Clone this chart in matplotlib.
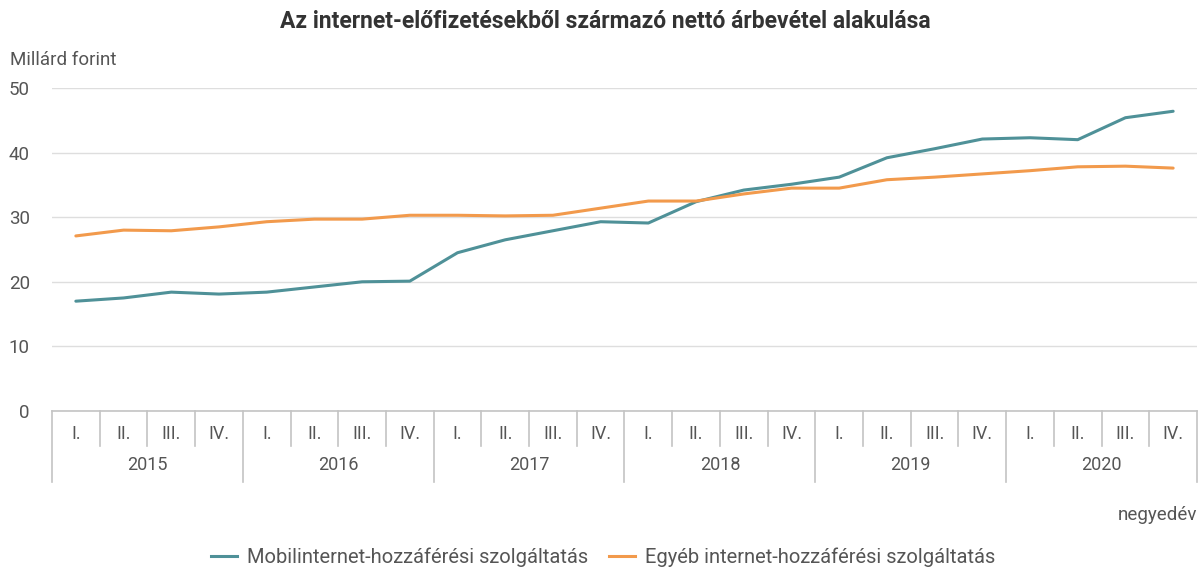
import numpy as np
import matplotlib.pyplot as plt
from matplotlib.lines import Line2D

plt.rcParams['font.family'] = ['Roboto', 'DejaVu Sans']

years = ['2015', '2016', '2017', '2018', '2019', '2020']
quarters = ['I.', 'II.', 'III.', 'IV.']

mobil = [17.0, 17.5, 18.4, 18.1,
         18.4, 19.2, 20.0, 20.1,
         24.5, 26.5, 27.9, 29.3,
         29.1, 32.4, 34.2, 35.1,
         36.2, 39.2, 40.6, 42.1,
         42.3, 42.0, 45.4, 46.4]
egyeb = [27.1, 28.0, 27.9, 28.5,
         29.3, 29.7, 29.7, 30.3,
         30.3, 30.2, 30.3, 31.4,
         32.5, 32.5, 33.6, 34.5,
         34.5, 35.8, 36.2, 36.7,
         37.2, 37.8, 37.9, 37.6]

teal = '#4f9198'
orange = '#f29a4c'
txt = '#555555'
sep = '#c4c4c4'


def main():
    fig = plt.figure(figsize=(12.01, 5.69), dpi=100)
    ax = fig.add_axes([52 / 1201, 1 - 411 / 569, 1145 / 1201, 323 / 569])

    x = np.arange(len(mobil))
    ax.plot(x, mobil, color=teal, lw=2.2, solid_capstyle='round', zorder=3)
    ax.plot(x, egyeb, color=orange, lw=2.2, solid_capstyle='round', zorder=3)

    ax.set_xlim(-0.5, len(mobil) - 0.5)
    ax.set_ylim(0, 50)
    ax.set_yticks(range(0, 51, 10))
    ax.yaxis.grid(True, color='#dedede', lw=1)
    ax.set_axisbelow(True)
    for s in ax.spines.values():
        s.set_visible(False)
    ax.tick_params(axis='y', length=0, labelsize=13.5, labelcolor=txt, pad=16)
    ax.set_xticks([])

    # category table under the plot
    tr = ax.get_xaxis_transform()
    h = 323
    ax.plot([-0.5, len(mobil) - 0.5], [0, 0], color=sep, lw=1.2, transform=tr, clip_on=False)
    n = 0
    for y in years:
        for q in quarters:
            ax.text(n, -23 / h, q, transform=tr, ha='center', va='center', fontsize=13, color=txt)
            n += 1
        ax.text(n - 2.5, -54 / h, y, transform=tr, ha='center', va='center', fontsize=13, color=txt)
    for i in range(len(mobil) + 1):
        bottom = -71 / h if i % 4 == 0 else -35 / h
        ax.plot([i - 0.5, i - 0.5], [0, bottom], color=sep, lw=1.2, transform=tr, clip_on=False)

    fig.text(605 / 1201, 1 - 22 / 569, 'Az internet-előfizetésekből származó nettó árbevétel alakulása',
             ha='center', va='center', fontsize=16.5, fontweight='bold', color='#333333')
    fig.text(10 / 1201, 1 - 60 / 569, 'Millárd forint', ha='left', va='center', fontsize=13.5, color=txt)
    fig.text(1197 / 1201, 1 - 515 / 569, 'negyedév', ha='right', va='center', fontsize=13.5, color=txt)

    handles = [Line2D([], [], color=teal, lw=2.2), Line2D([], [], color=orange, lw=2.2)]
    fig.legend(handles, ['Mobilinternet-hozzáférési szolgáltatás', 'Egyéb internet-hozzáférési szolgáltatás'],
               loc='center', bbox_to_anchor=(603 / 1201, 1 - 557 / 569), ncol=2, frameon=False,
               fontsize=14.5, handlelength=1.3, handletextpad=0.5, columnspacing=1.0,
               labelcolor=txt)

    fig.savefig('out.png', dpi=100)


if __name__ == "__main__":
    main()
★ ★ ★ ★ ★
> _Aim of the task_
Go through the material above and print all of it exactly, except the pictures.

> _The solution_
Clone this chart in matplotlib.
import numpy as np
import matplotlib.pyplot as plt
from matplotlib.lines import Line2D

plt.rcParams['font.family'] = ['Roboto', 'DejaVu Sans']

years = ['2015', '2016', '2017', '2018', '2019', '2020']
quarters = ['I.', 'II.', 'III.', 'IV.']

mobil = [17.0, 17.5, 18.4, 18.1,
         18.4, 19.2, 20.0, 20.1,
         24.5, 26.5, 27.9, 29.3,
         29.1, 32.4, 34.2, 35.1,
         36.2, 39.2, 40.6, 42.1,
         42.3, 42.0, 45.4, 46.4]
egyeb = [27.1, 28.0, 27.9, 28.5,
         29.3, 29.7, 29.7, 30.3,
         30.3, 30.2, 30.3, 31.4,
         32.5, 32.5, 33.6, 34.5,
         34.5, 35.8, 36.2, 36.7,
         37.2, 37.8, 37.9, 37.6]

teal = '#4f9198'
orange = '#f29a4c'
txt = '#555555'
sep = '#c4c4c4'


def main():
    fig = plt.figure(figsize=(12.01, 5.69), dpi=100)
    ax = fig.add_axes([52 / 1201, 1 - 411 / 569, 1145 / 1201, 323 / 569])

    x = np.arange(len(mobil))
    ax.plot(x, mobil, color=teal, lw=2.2, solid_capstyle='round', zorder=3)
    ax.plot(x, egyeb, color=orange, lw=2.2, solid_capstyle='round', zorder=3)

    ax.set_xlim(-0.5, len(mobil) - 0.5)
    ax.set_ylim(0, 50)
    ax.set_yticks(range(0, 51, 10))
    ax.yaxis.grid(True, color='#dedede', lw=1)
    ax.set_axisbelow(True)
    for s in ax.spines.values():
        s.set_visible(False)
    ax.tick_params(axis='y', length=0, labelsize=13.5, labelcolor=txt, pad=16)
    ax.set_xticks([])

    # category table under the plot
    tr = ax.get_xaxis_transform()
    h = 323
    ax.plot([-0.5, len(mobil) - 0.5], [0, 0], color=sep, lw=1.2, transform=tr, clip_on=False)
    n = 0
    for y in years:
        for q in quarters:
            ax.text(n, -23 / h, q, transform=tr, ha='center', va='center', fontsize=13, color=txt)
            n += 1
        ax.text(n - 2.5, -54 / h, y, transform=tr, ha='center', va='center', fontsize=13, color=txt)
    for i in range(len(mobil) + 1):
        bottom = -71 / h if i % 4 == 0 else -35 / h
        ax.plot([i - 0.5, i - 0.5], [0, bottom], color=sep, lw=1.2, transform=tr, clip_on=False)

    fig.text(605 / 1201, 1 - 22 / 569, 'Az internet-előfizetésekből származó nettó árbevétel alakulása',
             ha='center', va='center', fontsize=16.5, fontweight='bold', color='#333333')
    fig.text(10 / 1201, 1 - 60 / 569, 'Millárd forint', ha='left', va='center', fontsize=13.5, color=txt)
    fig.text(1197 / 1201, 1 - 515 / 569, 'negyedév', ha='right', va='center', fontsize=13.5, color=txt)

    handles = [Line2D([], [], color=teal, lw=2.2), Line2D([], [], color=orange, lw=2.2)]
    fig.legend(handles, ['Mobilinternet-hozzáférési szolgáltatás', 'Egyéb internet-hozzáférési szolgáltatás'],
               loc='center', bbox_to_anchor=(603 / 1201, 1 - 557 / 569), ncol=2, frameon=False,
               fontsize=14.5, handlelength=1.3, handletextpad=0.5, columnspacing=1.0,
               labelcolor=txt)

    fig.savefig('out.png', dpi=100)


if __name__ == "__main__":
    main()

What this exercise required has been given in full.